どうやら僕の家の近所で何箇所かロケをしたようだが、それが分かるのは僕が何度となくその辺りを通っているからであって、看板の文字も電信柱の町名表示も全部ボケていて判読できないので、これがどこか分かるのはほんとに近所の人だけだろう。
まるで後ろの街の様子も向こうを歩いている人も絶対に正体を明かさないぞと言っているみたいに見える(一体何のために?)。
パンフレットを読むと、撮影の今村佳祐がインタビューに答えて、
撮影当初はドキュメンタリー度を強くしたいなと思い、離れた距離から望遠レンズで被写体をとらえようとしました
と言っているが、望遠で撮るとドキュメンタリー度が上がるのか? よく分からない。
さて、この映画には原作があって、「2017年の発売以来、切なすぎる小説として SNS を中心に反響が広がりベストセラーを記録し」たのだそうだ。しかも、その小説の著者も茉莉と同じ病気で、しかもこの映画の茉莉と同じように小説発表後に亡くなっている。

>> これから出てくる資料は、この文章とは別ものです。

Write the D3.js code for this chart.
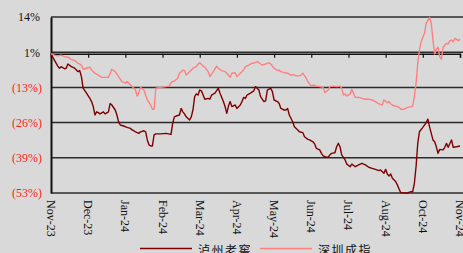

僕は映画を観るときには、むしろそういう裏の事情を徹底的に排除して、ドラマをドラマ単体として捉えようとするからかもしれないが、役者たちも脚本も素晴らしい良い映画ではあったのだが、しかし、何かもうひとつ足りないような気がした。うん、大変申し訳ないけれど、ちょっと安かった。そして、何かもうひとつあったら、その安さを払拭できたかもしれない気もする。
まあ、でも、劇場内のあちこちからすすり泣きが聞こえたのも事実である。「乙女の紅涙を絞る」この手の映画を求める観客もいるのだろう。
僕にとっては奈緒がますます好きになったことだけは確かである。それだけで満足だ。